Ocorre que, apesar da duplicata ser um título causal, necessitando, portanto, de uma relação comercial a embasar sua emissão, no caso presente, a autora opôs seu aceite nas cártulas, assinou os comprovantes de recebimento de mercadorias ou, até, reconheceu a higidez do negócio perante as empresas de fomento mercantil, quando consultada, ou seja, reconheceu as obrigações ali constantes, principalmente a de pagar no tempo e modo devido. E o aceite da duplicata possui as mesmas características do aceite cambial, tornando o sacado o devedor principal.

Somado a isso, os títulos em questão foram colocados em circulação, incidindo as características inerentes aos títulos cambiais da abstração, literalidade e autonomia.
Ademais, a autora reconhece que as duplicatas foram devidamente emitidas – e aqui, também, não analiso as versões apresentadas na inicial e na contestação da empresa sacadora –, tendo como base contrato de compra e venda de mercadorias, e que busca agora a anulação dos respectivos títulos ante a alegação de descumprimento contratual.

Todavia, como já referido, os títulos foram aceitos e circularam, encontrando-se formalmente preenchidos.

E as rés, empresas de factoring, tomaram as precauções necessárias quando adquiriram os títulos em questão, consultando a autora sobre a confirmação das duplicatas.

Dessa maneira, deve a autora arcar com as obrigações que assumiu, não cabendo aqui opor exceções pessoais perante o portador de boa-fé.

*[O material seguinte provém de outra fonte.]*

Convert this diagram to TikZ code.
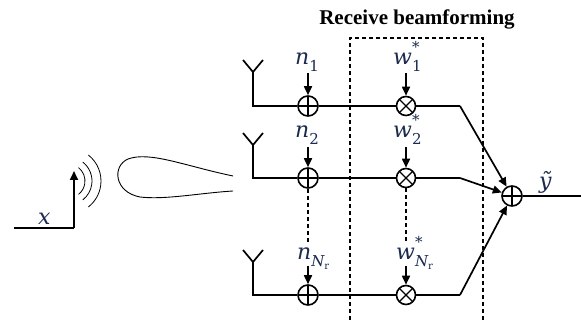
\documentclass[tikz,border=0pt]{standalone}
\usepackage{fontspec}
\setmainfont{Liberation Serif}
\newfontfamily\symfont{DejaVu Serif}
\usetikzlibrary{arrows.meta}
\definecolor{lbl}{HTML}{1B2A4E}
% italic symbol with an upright index below and an optional mark above
\newcommand\idx[1]{{\fontsize{15}{15}\selectfont\upshape #1}}
\newcommand\lsub[2]{\itshape #1\raisebox{-0.28em}{\idx{#2}}}
\newcommand\lsubsup[3]{\itshape #1\rlap{\raisebox{0.55em}{\idx{#3}}}\raisebox{-0.28em}{\idx{#2}}}
\newcommand\Nr{{\itshape N}\raisebox{-0.22em}{\fontsize{10}{10}\selectfont\upshape r}}
\begin{document}
\begin{tikzpicture}[x=1pt,y=-1pt,
  wire/.style={line width=1.7pt},
  tip/.style={wire,-{Triangle[length=9pt,width=8pt]}},
  adder/.style={circle,draw,line width=1.6pt,minimum size=20pt,inner sep=0pt,
    path picture={\draw[line width=1.3pt]
      (path picture bounding box.north) -- (path picture bounding box.south)
      (path picture bounding box.west) -- (path picture bounding box.east);}},
  mixer/.style={circle,draw,line width=1.6pt,minimum size=19pt,inner sep=0pt,
    path picture={\draw[line width=1.3pt]
      (path picture bounding box.north west) -- (path picture bounding box.south east)
      (path picture bounding box.north east) -- (path picture bounding box.south west);}},
  sym/.style={text=lbl,font=\symfont\fontsize{22}{24}\selectfont,inner sep=0pt,anchor=base west},
  guide/.style={line width=1.1pt,dash pattern=on 4pt off 3pt}]
\useasboundingbox (0,0) rectangle (581,320);

% title and receive-combining box
\node[font=\fontsize{21}{24}\selectfont\bfseries] (title) at (417,19) {Receive beamforming};
\draw[guide] (350,320) -- (350,38) -- (483,38) -- (483,320);

% transmitter
\coordinate (tx0) at (14,228);
\coordinate (txc) at (74,228);
\coordinate (txt) at (74,171);
\draw[wire] (tx0) -- (txc);
\draw[tip] (txc) -- (txt);
\node[sym] (x) at (38,225) {\itshape x};
\foreach \r in {17,24,33}
  \draw[line width=0.8pt] (68,181) ++(-52:\r) arc[start angle=-52,end angle=52,radius=\r];

% beam lobe
\draw[line width=0.9pt] (233,176) .. controls (185,166) and (150,151) .. (128,159)
  .. controls (112,166) and (114,192) .. (140,197)
  .. controls (165,200) and (200,193) .. (233,191);

% receive chains
\foreach \i/\y/\v/\t in {1/106/72/60, 2/178/145/133, 3/295/262/250} {
  \coordinate (a\i) at (253,\v);
  \draw[wire] (243,\t) -- (a\i) -- (263,\t);
  \node[adder] (add\i) at (308,\y) {};
  \node[mixer] (mul\i) at (406,\y) {};
  \coordinate (k\i) at (460,\y);
  \draw[wire] (a\i) |- (add\i) -- (mul\i) -- (k\i);
}

\node[adder] (sum) at (512,196) {};
\coordinate (out) at (581,196);
\draw[wire] (sum) -- (out);
\node[sym] (y) at (539,189) {\itshape ỹ};

\foreach \i in {1,2,3} \draw[tip] (k\i) -- (sum);

% noise and weight inputs
\node[sym] (n1) at (295,65) {\lsub{n}{1}};
\node[sym] (n2) at (295,138) {\lsub{n}{2}};
\node[sym] (n3) at (297,260) {\lsub{n}{\Nr}};
\node[sym] (w1) at (393,65) {\lsubsup{w}{1}{*}};
\node[sym] (w2) at (393,138) {\lsubsup{w}{2}{*}};
\node[sym] (w3) at (396,260) {\lsubsup{w}{\Nr}{*}};

\foreach \i/\s in {1/73,2/147,3/266} {
  \draw[tip] (308,\s) -- (add\i);
  \draw[tip] (406,\s) -- (mul\i);
}

\draw[guide] (add2) -- (308,243);
\draw[guide] (mul2) -- (406,243);
\end{tikzpicture}
\end{document}
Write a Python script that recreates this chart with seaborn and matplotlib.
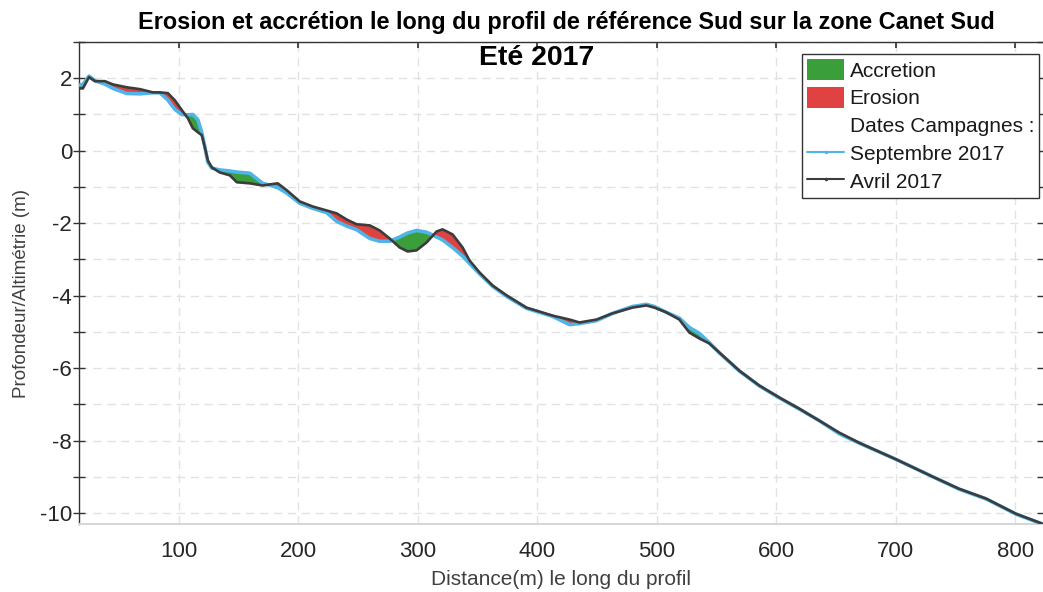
import numpy as np
import pandas as pd
import matplotlib
matplotlib.use("Agg")
import matplotlib.pyplot as plt
import seaborn as sns
from matplotlib.patches import Patch
from matplotlib.lines import Line2D
from matplotlib.ticker import MultipleLocator

# Profile data (distance in m, altitude in m)
distance = [16.4, 19.7, 24.8, 29.8, 38.1, 44.8, 56.5, 67.4, 78.3, 84.1,
            90.8, 96.7, 102.5, 107.5, 111.7, 115.9, 119.2, 121.8, 124.3, 127.6,
            134.3, 142.7, 148.5, 159.4, 170.2, 176.1, 182.8, 190.3, 201.2, 212.1,
            223.8, 232.1, 240.5, 248.8, 259.7, 268.1, 276.4, 284.8, 291.5, 299.0,
            307.4, 315.7, 320.7, 329.1, 337.5, 343.3, 351.7, 362.6, 374.3, 391.0,
            401.9, 412.7, 427.0, 435.3, 449.5, 462.9, 479.6, 491.3, 498.0, 508.0,
            518.9, 527.3, 535.6, 544.0, 552.4, 569.1, 585.8, 602.5, 619.3, 636.0,
            652.7, 669.4, 700.4, 730.5, 753.0, 775.6, 800.7, 822.4]

avril_2017 = [1.72, 1.72, 2.03, 1.92, 1.92, 1.83, 1.75, 1.70, 1.61, 1.61,
              1.59, 1.39, 1.12, 0.90, 0.62, 0.51, 0.43, 0.09, -0.27, -0.46,
              -0.60, -0.68, -0.87, -0.90, -0.96, -0.93, -0.90, -1.09, -1.40, -1.54,
              -1.65, -1.73, -1.90, -2.03, -2.06, -2.20, -2.42, -2.67, -2.78, -2.75,
              -2.53, -2.23, -2.17, -2.31, -2.67, -3.03, -3.36, -3.72, -3.99, -4.33,
              -4.44, -4.55, -4.66, -4.74, -4.66, -4.49, -4.33, -4.27, -4.33, -4.46,
              -4.66, -5.02, -5.18, -5.32, -5.57, -6.07, -6.48, -6.81, -7.12, -7.45,
              -7.78, -8.06, -8.52, -8.99, -9.33, -9.60, -10.02, -10.29]

septembre_2017 = [1.81, 1.83, 2.06, 1.93, 1.84, 1.72, 1.58, 1.57, 1.60, 1.60,
                  1.40, 1.14, 1.00, 0.99, 1.00, 0.86, 0.50, 0.10, -0.32, -0.48,
                  -0.53, -0.56, -0.59, -0.62, -0.90, -0.95, -1.02, -1.17, -1.45, -1.59,
                  -1.71, -1.95, -2.08, -2.18, -2.42, -2.50, -2.50, -2.38, -2.27, -2.20,
                  -2.25, -2.38, -2.46, -2.67, -2.91, -3.11, -3.40, -3.74, -4.02, -4.35,
                  -4.46, -4.57, -4.80, -4.77, -4.69, -4.49, -4.30, -4.24, -4.30, -4.46,
                  -4.62, -4.88, -5.04, -5.30, -5.58, -6.08, -6.49, -6.82, -7.13, -7.45,
                  -7.81, -8.07, -8.52, -8.99, -9.34, -9.61, -10.03, -10.30]

green = '#3a9f3a'
red = '#e04242'
blue = '#4fb4e8'
dark = '#3c3c3c'

df = pd.DataFrame({'distance': distance, 'avril': avril_2017, 'septembre': septembre_2017})

sns.set_theme(style="white")
plt.rcParams['font.family'] = ['Liberation Sans', 'DejaVu Sans']
plt.rcParams['axes.unicode_minus'] = False

fig = plt.figure(figsize=(10.43, 5.92), dpi=100)
ax = fig.add_axes([0.0757, 0.115, 0.924, 0.814])

# accretion / erosion areas
x = df['distance'].values
a = df['avril'].values
s = df['septembre'].values
ax.fill_between(x, a, s, where=s >= a, interpolate=True, color=green, lw=0, zorder=2)
ax.fill_between(x, a, s, where=s < a, interpolate=True, color=red, lw=0, zorder=2)

sns.lineplot(data=df, x='distance', y='septembre', ax=ax, color=blue, lw=2.6,
             estimator=None, sort=False, zorder=3)
sns.lineplot(data=df, x='distance', y='avril', ax=ax, color=dark, lw=1.9,
             estimator=None, sort=False, zorder=4)

ax.set_xlim(16.4, 823)
ax.set_ylim(-10.3, 3)
ax.xaxis.set_major_locator(MultipleLocator(100))
ax.yaxis.set_major_locator(MultipleLocator(2))
ax.yaxis.set_minor_locator(MultipleLocator(1))

ax.grid(True, which='major', axis='x', color='#e2e2e2', ls=(0, (6, 4)), lw=1)
ax.grid(True, which='both', axis='y', color='#e2e2e2', ls=(0, (6, 4)), lw=1)
ax.set_axisbelow(True)

ax.tick_params(axis='y', which='both', direction='inout', left=True, right=True,
               length=8, width=1, color='#333333', labelsize=16, labelcolor='#262626', pad=1)
ax.tick_params(axis='x', which='major', bottom=False, top=True, direction='in',
               length=4, color='#333333', labelsize=16, labelcolor='#262626', pad=12)

for side in ['left', 'top']:
    ax.spines[side].set_color('#333333')
    ax.spines[side].set_linewidth(1)
ax.spines['bottom'].set_color('#d6d6d6')
ax.spines['bottom'].set_linewidth(1.5)
ax.spines['right'].set_visible(False)

ax.set_xlabel('Distance(m) le long du profil', fontsize=15, color='#404040', labelpad=6)
ax.set_ylabel('Profondeur/Altimétrie (m)', fontsize=13.5, color='#404040')
ax.yaxis.set_label_coords(-0.051, 0.479)

fig.text(0.543, 0.962, 'Erosion et accrétion le long du profil de référence Sud sur la zone Canet Sud',
         ha='center', va='center', fontsize=16.9, fontweight='bold', color='black')
ax.text(0.475, 0.966, 'Eté 2017', transform=ax.transAxes, ha='center', va='center',
        fontsize=20.4, fontweight='bold', color='black')

handles = [Patch(facecolor=green, edgecolor='none'),
           Patch(facecolor=red, edgecolor='none'),
           Line2D([], [], color='none'),
           Line2D([], [], color=blue, lw=1.5, marker='.', markersize=3),
           Line2D([], [], color=dark, lw=1.5, marker='.', markersize=3)]
labels = ['Accretion', 'Erosion', 'Dates Campagnes :', 'Septembre 2017', 'Avril 2017']
leg = ax.legend(handles, labels, loc='upper right', bbox_to_anchor=(0.9965, 0.976),
                fontsize=15, frameon=True, fancybox=False, framealpha=1,
                handlelength=1.8, handleheight=1.2, handletextpad=0.25,
                labelspacing=0.3, borderpad=0.25, borderaxespad=0)
leg.get_frame().set_edgecolor('#333333')
leg.get_frame().set_linewidth(1)
for t in leg.get_texts():
    t.set_color('#1a1a1a')

fig.savefig('out.png', dpi=100)
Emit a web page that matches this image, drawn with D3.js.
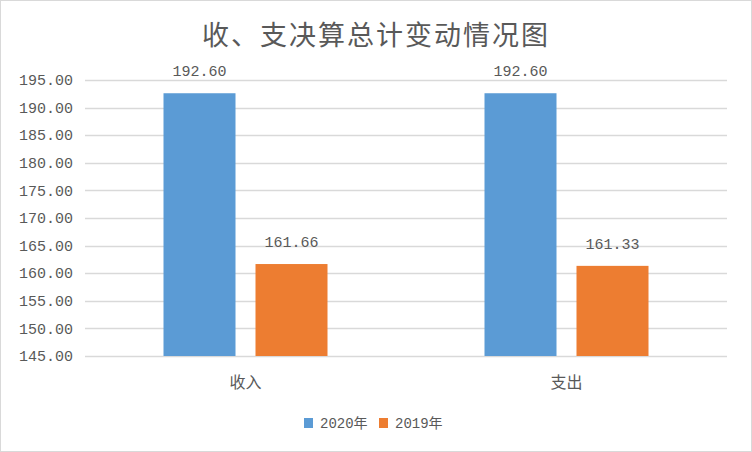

Por iguais fundamentos, sendo correto o agir das empresas de factoring e considerando que, em relação a emitente dos títulos, houve apenas desacerto comercial, é também de ser confirmada a decisão monocrática na parte em que afastou a alegação de ocorrência da dano moral.

Feitas essas considerações, nego provimento ao apelo.

É o voto.

DES. ERGIO ROQUE MENINE (REVISOR) - De acordo com a Relatora.
DES. PAULO ROBERTO FÉLIX - De acordo com a Relatora.

DES.ª ANA MARIA NEDEL SCALZILLI - Presidente - Apelação Cível nº 70033633785, Comarca de Caxias do Sul: "NEGARAM PROVIMENTO AO APELO. UNÂNIME."